- Marvel Loch
- Coordinates: 31°28′05″S 119°29′20″E﻿ / ﻿31.468°S 119.489°E
- Country: Australia
- State: Western Australia
- LGA: Shire of Yilgarn;
- Location: 401 km (249 mi) east of Perth; 31 km (19 mi) south east of Southern Cross; 115 km (71 mi) east of Merredin;
- Established: 1901

Government
- • State electorate: Central Wheatbelt;
- • Federal division: O'Connor;

Area
- • Total: 845.5 km^{2} (326.4 sq mi)
- Elevation: 437 m (1,434 ft)

Population
- • Total: 120 (SAL 2021)
- Postcode: 6426

= Marvel Loch, Western Australia =

Marvel Loch is a small townsite of fewer than 100 people, 401 km east of Perth, Western Australia. It is located 32 km south west of Southern Cross, along the Perth to Kalgoorlie Great Eastern Highway. The town is located in the Shire of Yilgarn.

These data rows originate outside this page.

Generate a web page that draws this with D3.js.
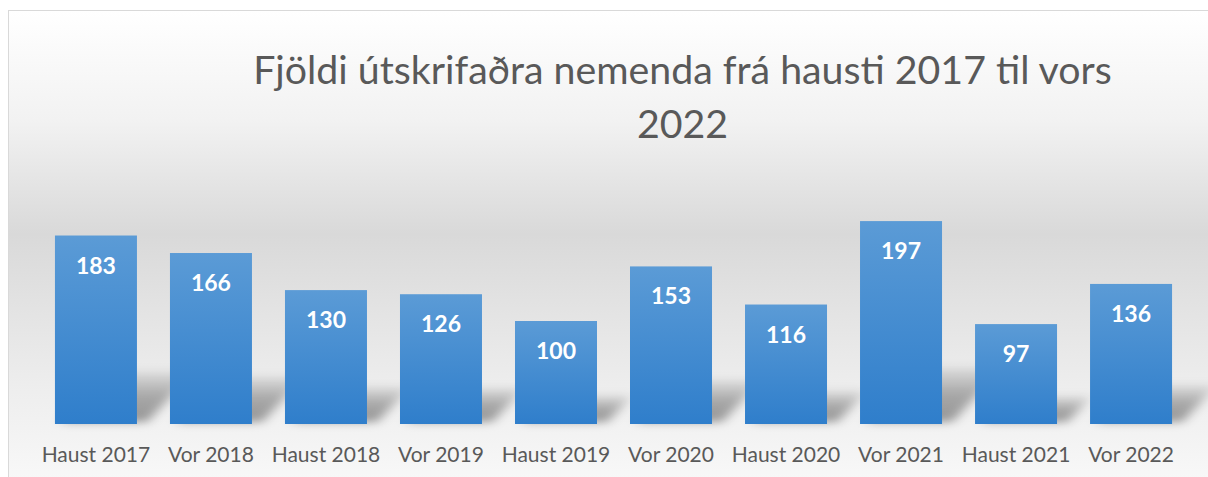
<!DOCTYPE html>
<html>
<head>
<meta charset="utf-8">
<script src="https://cdn.jsdelivr.net/npm/d3@7"></script>
<style>
  body { margin: 0; background: #fff; }
  svg { display: block; font-family: Lato, "Open Sans", sans-serif; }
</style>
</head>
<body>
<script>
// data
let categories = ["Haust 2017", "Vor 2018", "Haust 2018", "Vor 2019", "Haust 2019",
                  "Vor 2020", "Haust 2020", "Vor 2021", "Haust 2021", "Vor 2022"];
let values = [183, 166, 130, 126, 100, 153, 116, 197, 97, 136];
let titleLines = ["Fjöldi útskrifaðra nemenda frá hausti 2017 til vors", "2022"];

let width = 1208, height = 477;

let svg = d3.select("body").append("svg")
    .attr("width", width)
    .attr("height", height);

let defs = svg.append("defs");

    // chart area background: white -> grey -> white
let bg = defs.append("linearGradient")
    .attr("id", "bg").attr("x1", 0).attr("y1", 0).attr("x2", 0).attr("y2", 1);
bg.append("stop").attr("offset", "0%").attr("stop-color", "#ffffff");
bg.append("stop").attr("offset", "22%").attr("stop-color", "#f2f2f2");
bg.append("stop").attr("offset", "45%").attr("stop-color", "#d9d9d9");
bg.append("stop").attr("offset", "75%").attr("stop-color", "#ededed");
bg.append("stop").attr("offset", "100%").attr("stop-color", "#fbfbfb");

let barGrad = defs.append("linearGradient")
    .attr("id", "barGrad").attr("x1", 0).attr("y1", 0).attr("x2", 0).attr("y2", 1);
barGrad.append("stop").attr("offset", "0%").attr("stop-color", "#5b9bd6");
barGrad.append("stop").attr("offset", "100%").attr("stop-color", "#2f7ecb");

let shGrad = defs.append("linearGradient")
    .attr("id", "shGrad").attr("x1", 0).attr("y1", 0).attr("x2", 0).attr("y2", 1);
shGrad.append("stop").attr("offset", "0%").attr("stop-color", "#000").attr("stop-opacity", 0.06);
shGrad.append("stop").attr("offset", "50%").attr("stop-color", "#000").attr("stop-opacity", 0.3);
shGrad.append("stop").attr("offset", "100%").attr("stop-color", "#000").attr("stop-opacity", 0.38);

defs.append("filter").attr("id", "blur")
    .attr("x", "-30%").attr("y", "-40%").attr("width", "160%").attr("height", "180%")
  .append("feGaussianBlur").attr("stdDeviation", "6 4");

svg.append("rect")
    .attr("x", 8.5).attr("y", 10.5)
    .attr("width", width + 20).attr("height", height + 20)
    .attr("fill", "url(#bg)")
    .attr("stroke", "#d9d9d9");

    // scales
let x = d3.scaleBand().domain(categories).range([38.5, 1188.5]).paddingInner(0.287).paddingOuter(0.143);
let y = d3.scaleLinear().domain([0, 250]).range([424, 166.5]);

    // perspective shadows
let shadowRatio = 0.28, skew = 0.9;
svg.append("g").attr("filter", "url(#blur)")
  .selectAll("path")
  .data(values)
  .enter()
  .append("path")
    .attr("fill", "url(#shGrad)")
    .attr("d", function(d, i) {
        let x0 = x(categories[i]) + 6, x1 = x0 + x.bandwidth() + 4;
        let h = (y(0) - y(d)) * shadowRatio;
        return "M" + x0 + "," + (y(0) - 2) + "L" + x1 + "," + (y(0) - 2) +
               "L" + (x1 + h * skew) + "," + (y(0) - h) +
               "L" + (x0 + h * skew) + "," + (y(0) - h) + "Z";
    });

    // bars
svg.append("g")
  .selectAll("rect")
  .data(values)
  .enter()
  .append("rect")
    .attr("x", function(d, i) { return x(categories[i]); })
    .attr("y", function(d) { return y(d); })
    .attr("width", x.bandwidth())
    .attr("height", function(d) { return y(0) - y(d); })
    .attr("fill", "url(#barGrad)");

    // value labels
svg.append("g")
  .selectAll("text")
  .data(values)
  .enter()
  .append("text")
    .attr("x", function(d, i) { return x(categories[i]) + x.bandwidth() / 2; })
    .attr("y", function(d) { return y(d) + 38; })
    .attr("text-anchor", "middle")
    .style("font-size", "23px")
    .style("font-weight", "bold")
    .attr("fill", "#ffffff")
    .text(function(d) { return d; });

    // x axis, no line or ticks
let xAxis = d3.axisBottom(x).tickSize(0).tickPadding(0);
let gx = svg.append("g")
    .attr("transform", "translate(0,424)")
    .call(xAxis);
gx.select(".domain").remove();
gx.selectAll("text")
    .attr("y", 38)
    .attr("dy", 0)
    .style("font-family", "Lato, 'Open Sans', sans-serif")
    .style("font-size", "21px")
    .attr("fill", "#595959");

    // title
svg.append("g")
  .selectAll("text")
  .data(titleLines)
  .enter()
  .append("text")
    .attr("x", 682.5)
    .attr("y", function(d, i) { return 84 + i * 54; })
    .attr("text-anchor", "middle")
    .style("font-size", "39.3px")
    .attr("fill", "#595959")
    .text(function(d) { return d; });
</script>
</body>
</html>
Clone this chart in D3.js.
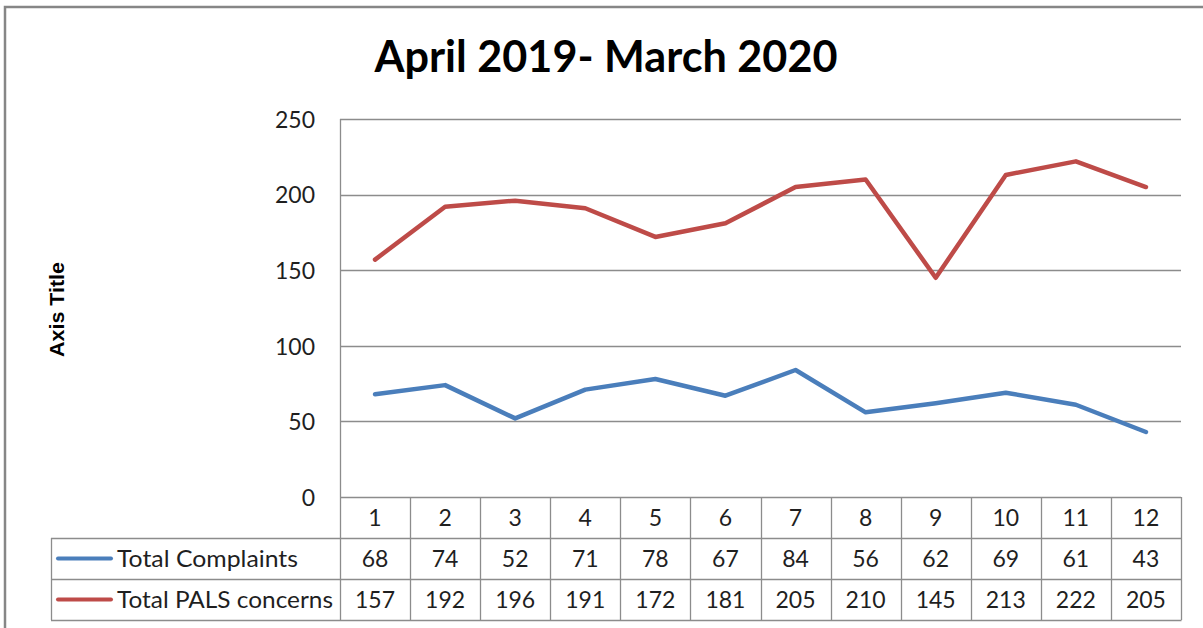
<!DOCTYPE html>
<html>
<head>
<meta charset="utf-8">
<script src="https://cdn.jsdelivr.net/npm/d3@7"></script>
<style>
  html, body { margin: 0; padding: 0; background: #fff; }
  svg { display: block; }
  text { fill: #1f1f1f; }
</style>
</head>
<body>
<svg id="chart" width="1203" height="628"></svg>
<script>
// Monthly figures, April 2019 (1) to March 2020 (12)
const months = ["1", "2", "3", "4", "5", "6", "7", "8", "9", "10", "11", "12"];
const complaints = [68, 74, 52, 71, 78, 67, 84, 56, 62, 69, 61, 43];
const palsConcerns = [157, 192, 196, 191, 172, 181, 205, 210, 145, 213, 222, 205];
const seriesNames = ["Total Complaints", "Total PALS concerns"];
const seriesColors = ["#4A7EBB", "#BE4B48"];
const yTicks = [0, 50, 100, 150, 200, 250];
const chartTitle = "April 2019- March 2020";
const yAxisTitle = "Axis Title";

const series = [complaints, palsConcerns].map((values, i) => ({
  name: seriesNames[i], color: seriesColors[i], values
}));

const svg = d3.select("#chart");
const bodyFont = "Lato, 'Open Sans', sans-serif";
const bodySize = 23;
const gridColor = "#8c8c8c";

// Plot geometry
const plotLeft = 340, plotRight = 1181, plotTop = 119, plotBottom = 497;
const rowH = 41;
const tableLeft = 51;
const legendTextWidths = [181, 216];

const x = d3.scaleBand().domain(months).range([plotLeft, plotRight]).padding(0);
const y = d3.scaleLinear().domain([0, 250]).range([plotBottom, plotTop]);

// Chart frame
svg.append("rect")
  .attr("x", 5).attr("y", 7)
  .attr("width", 1210).attr("height", 640)
  .attr("fill", "#fff")
  .attr("stroke", "#868686").attr("stroke-width", 2.5);

// Title
svg.append("text")
  .attr("x", 606).attr("y", 72)
  .attr("text-anchor", "middle")
  .attr("font-family", "Lato, 'Open Sans', sans-serif")
  .attr("font-weight", 700)
  .attr("font-size", 44)
  .attr("textLength", 463)
  .attr("lengthAdjust", "spacingAndGlyphs")
  .style("fill", "#000")
  .text(chartTitle);

// Horizontal gridlines and value axis
const yAxis = d3.axisLeft(y).tickValues(yTicks).tickSize(0).tickPadding(25);
const yG = svg.append("g").attr("transform", `translate(${plotLeft},0)`).call(yAxis);
yG.select(".domain").remove();
yG.selectAll("text")
  .attr("font-family", bodyFont)
  .attr("font-size", bodySize)
  .attr("dy", "0.36em")
  .style("fill", "#1f1f1f");

svg.append("g")
  .selectAll("line")
  .data(yTicks)
  .join("line")
  .attr("x1", plotLeft).attr("x2", plotRight)
  .attr("y1", d => Math.round(y(d)) + 0.5).attr("y2", d => Math.round(y(d)) + 0.5)
  .attr("stroke", gridColor).attr("stroke-width", 1.3);

// Axis title
svg.append("text")
  .attr("transform", `translate(64,${(262 + 357) / 2}) rotate(-90)`)
  .attr("text-anchor", "middle")
  .attr("font-family", "'Liberation Sans', Arial, sans-serif")
  .attr("font-weight", 700)
  .attr("font-size", 20)
  .attr("textLength", 95)
  .attr("lengthAdjust", "spacingAndGlyphs")
  .style("fill", "#000")
  .text(yAxisTitle);

// Data table below the plot
const tableG = svg.append("g");
const tableBottom = plotBottom + rowH * 3;

// vertical column borders (run from the plot bottom through the table)
tableG.selectAll("line.col")
  .data(months.map(m => x(m)).concat([plotRight]))
  .join("line")
  .attr("class", "col")
  .attr("x1", d => Math.round(d) + 0.5).attr("x2", d => Math.round(d) + 0.5)
  .attr("y1", plotBottom).attr("y2", tableBottom)
  .attr("stroke", gridColor).attr("stroke-width", 1.3);

// value axis line
svg.append("line")
  .attr("x1", plotLeft + 0.5).attr("x2", plotLeft + 0.5)
  .attr("y1", plotTop).attr("y2", plotBottom)
  .attr("stroke", gridColor).attr("stroke-width", 1.3);

// horizontal row borders
const rowLines = [plotBottom + rowH, plotBottom + rowH * 2, tableBottom];
tableG.selectAll("line.row")
  .data(rowLines)
  .join("line")
  .attr("class", "row")
  .attr("x1", tableLeft).attr("x2", plotRight + 0.5)
  .attr("y1", d => d + 0.5).attr("y2", d => d + 0.5)
  .attr("stroke", gridColor).attr("stroke-width", 1.3);

// left edge of the legend column
tableG.append("line")
  .attr("x1", tableLeft + 0.5).attr("x2", tableLeft + 0.5)
  .attr("y1", plotBottom + rowH).attr("y2", tableBottom)
  .attr("stroke", gridColor).attr("stroke-width", 1.3);

// category header row
tableG.selectAll("text.cat")
  .data(months)
  .join("text")
  .attr("class", "cat")
  .attr("x", d => x(d) + x.bandwidth() / 2)
  .attr("y", plotBottom + rowH / 2)
  .attr("dy", "0.36em")
  .attr("text-anchor", "middle")
  .attr("font-family", bodyFont)
  .attr("font-size", bodySize)
  .text(d => d);

// series rows: legend key, name and values
series.forEach((s, i) => {
  const cy = plotBottom + rowH * (i + 1) + rowH / 2;
  tableG.append("line")
    .attr("x1", 58).attr("x2", 111)
    .attr("y1", cy).attr("y2", cy)
    .attr("stroke", s.color).attr("stroke-width", 4)
    .attr("stroke-linecap", "round");
  tableG.append("text")
    .attr("x", 117).attr("y", cy)
    .attr("dy", "0.36em")
    .attr("font-family", bodyFont)
    .attr("font-size", bodySize)
    .attr("textLength", legendTextWidths[i])
    .attr("lengthAdjust", "spacingAndGlyphs")
    .text(s.name);
  tableG.selectAll(null)
    .data(s.values)
    .join("text")
    .attr("x", (d, j) => x(months[j]) + x.bandwidth() / 2)
    .attr("y", cy)
    .attr("dy", "0.36em")
    .attr("text-anchor", "middle")
    .attr("font-family", bodyFont)
    .attr("font-size", bodySize)
    .text(d => d);
});

// Lines
const line = d3.line()
  .x((d, j) => x(months[j]) + x.bandwidth() / 2)
  .y(d => y(d));

svg.append("g")
  .selectAll("path")
  .data(series)
  .join("path")
  .attr("d", d => line(d.values))
  .attr("fill", "none")
  .attr("stroke", d => d.color)
  .attr("stroke-width", 4.5)
  .attr("stroke-linejoin", "round")
  .attr("stroke-linecap", "round");
</script>
</body>
</html>
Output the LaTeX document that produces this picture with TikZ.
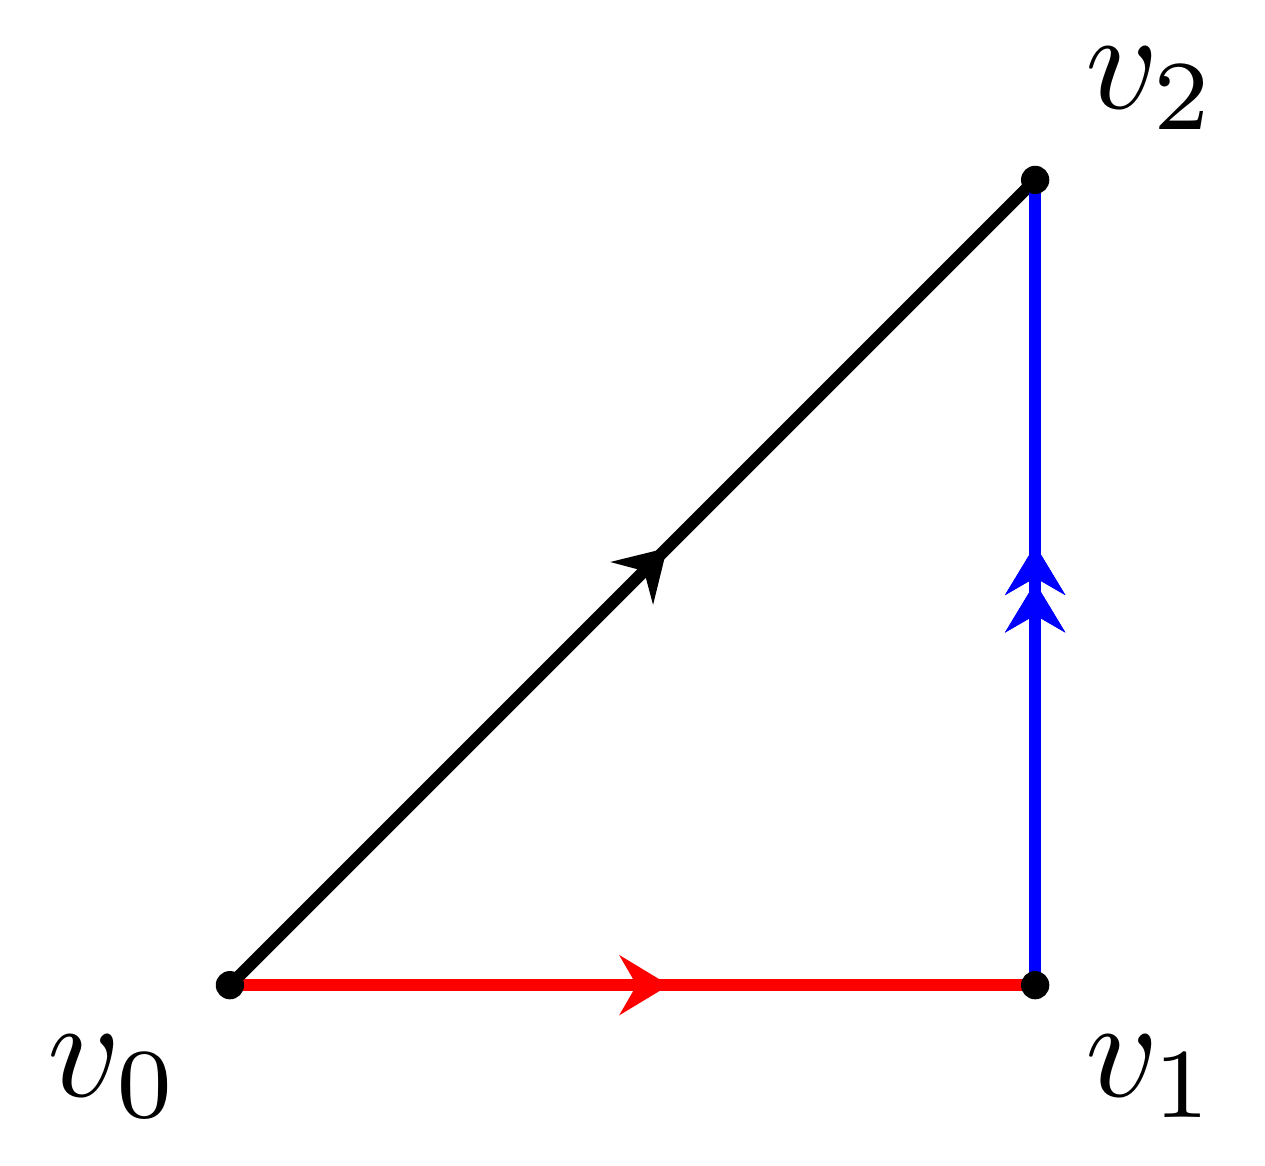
\documentclass[tikz,border=0pt]{standalone}
\usetikzlibrary{arrows.meta, positioning, decorations.markings, backgrounds}

\begin{document}
\begin{tikzpicture}[
  vertex/.style={circle, fill=black, inner sep=0pt, outer sep=0pt, minimum size=2pt},
  edge/.style={line width=0.85pt},
  tipmid/.style={postaction={decorate}, decoration={markings,
    mark=at position #1 with {\arrow{Stealth[length=3.5pt, width=4.2pt, inset=1.2pt]}}}}
]
\useasboundingbox (-0.571,-0.447) rectangle (2.571,2.447);

\node[vertex] (v0) at (0,0) {};
\node[vertex] (v1) at (2,0) {};
\node[vertex] (v2) at (2,2) {};

\node[below left=0pt of v0.center] (l0) {$v_0$};
\node[below right=0pt of v1.center] (l1) {$v_1$};
\node[above right=0pt of v2.center] (l2) {$v_2$};

\begin{scope}[on background layer]
\draw[edge, red, tipmid=0.5455] (v0.center) -- (v1.center);
\draw[edge, black, tipmid=0.544] (v0.center) -- (v2.center);
\draw[edge, blue, tipmid=0.5465, tipmid=0.50] (v1.center) -- (v2.center);
\end{scope}
\end{tikzpicture}
\end{document}
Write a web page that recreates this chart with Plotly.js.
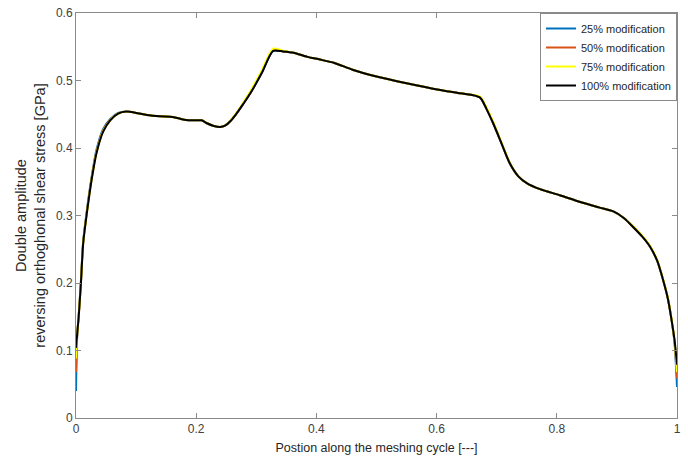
<!DOCTYPE html>
<html>
<head>
<meta charset="utf-8">
<script src="https://cdn.plot.ly/plotly-3.0.1.min.js"></script>
<style>html,body{margin:0;padding:0;background:#fff;}#chart{width:688px;height:464px;}</style>
</head>
<body>
<div id="chart"></div>
<script>
// Shared positions along the meshing cycle
const xPos = [0, 0.002, 0.0045, 0.008, 0.012, 0.018, 0.026, 0.034, 0.045, 0.057, 0.070, 0.084, 0.100, 0.118, 0.140, 0.161, 0.180, 0.200, 0.209, 0.217, 0.228, 0.240, 0.248, 0.257, 0.267, 0.278, 0.290, 0.309, 0.328, 0.345, 0.362, 0.385, 0.406, 0.430, 0.460, 0.500, 0.550, 0.606, 0.640, 0.672, 0.683, 0.694, 0.708, 0.722, 0.736, 0.750, 0.772, 0.805, 0.839, 0.870, 0.894, 0.912, 0.927, 0.942, 0.955, 0.967, 0.977, 0.985, 0.991, 0.996, 1.0];

const seriesNames = ["25% modification", "50% modification", "75% modification", "100% modification"];
const seriesColors = ["#0072BD", "#D95319", "#FFFF00", "#000000"];

const y25 = [0.040, 0.122, 0.152, 0.200, 0.262, 0.307, 0.357, 0.397, 0.428, 0.443, 0.452, 0.454, 0.452, 0.449, 0.447, 0.446, 0.442, 0.441, 0.441, 0.437, 0.433, 0.431, 0.433, 0.440, 0.451, 0.465, 0.481, 0.511, 0.544, 0.543, 0.541, 0.535, 0.531, 0.526, 0.516, 0.506, 0.496, 0.486, 0.481, 0.475, 0.458, 0.437, 0.407, 0.377, 0.358, 0.348, 0.339, 0.330, 0.320, 0.312, 0.306, 0.296, 0.283, 0.269, 0.254, 0.233, 0.204, 0.176, 0.145, 0.110, 0.046];
const y50 = [0.068, 0.123, 0.151, 0.198, 0.260, 0.305, 0.355, 0.394, 0.426, 0.442, 0.451, 0.454, 0.452, 0.449, 0.447, 0.446, 0.442, 0.441, 0.441, 0.437, 0.433, 0.431, 0.433, 0.440, 0.451, 0.465, 0.481, 0.512, 0.545, 0.543, 0.541, 0.535, 0.531, 0.526, 0.516, 0.506, 0.496, 0.486, 0.481, 0.475, 0.458, 0.437, 0.407, 0.377, 0.358, 0.348, 0.339, 0.330, 0.320, 0.312, 0.306, 0.296, 0.283, 0.269, 0.254, 0.233, 0.204, 0.176, 0.145, 0.112, 0.059];
const y75 = [0.088, 0.124, 0.151, 0.198, 0.260, 0.304, 0.354, 0.393, 0.425, 0.441, 0.451, 0.454, 0.452, 0.449, 0.447, 0.446, 0.442, 0.441, 0.441, 0.437, 0.433, 0.431, 0.433, 0.441, 0.452, 0.467, 0.484, 0.515, 0.547, 0.544, 0.541, 0.535, 0.531, 0.526, 0.516, 0.506, 0.496, 0.486, 0.481, 0.476, 0.460, 0.439, 0.408, 0.378, 0.358, 0.348, 0.339, 0.330, 0.320, 0.312, 0.306, 0.296, 0.284, 0.270, 0.255, 0.234, 0.205, 0.177, 0.146, 0.113, 0.068];
const y100 = [0.104, 0.125, 0.150, 0.197, 0.259, 0.303, 0.353, 0.392, 0.424, 0.441, 0.451, 0.454, 0.452, 0.449, 0.447, 0.446, 0.442, 0.441, 0.441, 0.437, 0.433, 0.431, 0.433, 0.440, 0.451, 0.465, 0.481, 0.511, 0.544, 0.543, 0.541, 0.535, 0.531, 0.526, 0.516, 0.506, 0.496, 0.486, 0.481, 0.475, 0.458, 0.437, 0.407, 0.377, 0.358, 0.348, 0.339, 0.330, 0.320, 0.312, 0.306, 0.296, 0.283, 0.269, 0.254, 0.233, 0.204, 0.176, 0.145, 0.115, 0.079];

const xTickVals = [0, 0.2, 0.4, 0.6, 0.8, 1];
const xTickText = ["0", "0.2", "0.4", "0.6", "0.8", "1"];
const yTickVals = [0, 0.1, 0.2, 0.3, 0.4, 0.5, 0.6];
const yTickText = ["0", "0.1", "0.2", "0.3", "0.4", "0.5", "0.6"];

const ySeries = [y25, y50, y75, y100];
const traces = ySeries.map((ys, i) => ({
  x: xPos, y: ys, type: "scatter", mode: "lines", name: seriesNames[i],
  line: {color: seriesColors[i], width: 2, shape: "spline", smoothing: 0.7}
}));

const axisCommon = {
  showgrid: false, zeroline: false, showline: true, linecolor: "#8a8a8a", linewidth: 1,
  mirror: "ticks", ticks: "inside", ticklen: 5, tickcolor: "#8a8a8a",
  tickfont: {family: "Liberation Sans, Arial, sans-serif", size: 12, color: "#404040"}
};

const layout = {
  width: 688, height: 464,
  margin: {l: 76, r: 11, t: 13, b: 46},
  paper_bgcolor: "#fff", plot_bgcolor: "#fff",
  showlegend: true,
  legend: {x: 1, y: 1, xanchor: "right", yanchor: "top", bgcolor: "#fff",
    bordercolor: "#8a8a8a", borderwidth: 1, tracegroupgap: 0,
    font: {family: "Liberation Sans, Arial, sans-serif", size: 11, color: "#262626"}},
  xaxis: Object.assign({}, axisCommon, {range: [0, 1], tickvals: xTickVals, ticktext: xTickText,
    title: {text: "Postion along the meshing cycle [---]", standoff: 7,
      font: {family: "Liberation Sans, Arial, sans-serif", size: 12.5, color: "#262626"}}}),
  yaxis: Object.assign({}, axisCommon, {range: [0, 0.6], tickvals: yTickVals, ticktext: yTickText,
    title: {text: "Double amplitude<br>reversing orthoghonal shear stress [GPa]", standoff: 6,
      font: {family: "Liberation Sans, Arial, sans-serif", size: 14.5, color: "#262626"}}})
};

Plotly.newPlot("chart", traces, layout, {displayModeBar: false, staticPlot: true});
</script>
</body>
</html>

Gold was discovered in the area in the early 1890s. In 1906, following gold mining leases being issued to Markham, Doolette, Leneberg and Le Breton, who named their lease Marvel Loch.
The town is named after the horse that won the Caulfield Cup in 1905.
The town lies between the mine and another minesite, and the current location was surveyed in 1909 and the town was gazetted in 1911. The Marvel Loch Progress Association was formed in 1909, to help get a school established in the area, which was built by the Association in around 1910 out of lime wash hessian walls with bush poles and an iron roof. Growing attendance resulted in a bigger building being built in 1911.

Tianye SXO Gold Mining currently operate the Marvel Loch Gold Mine in Marvel Loch, and have a gold processing plant located near the town to process ore from their surrounding mines, Nevoria and Aquarius. The plant is projected to produce 200,000 ounces (5.7 tonnes) of gold in 2015.

The surrounding areas produce some wheat and other cereal crops. The town is a receival site for Cooperative Bulk Handling.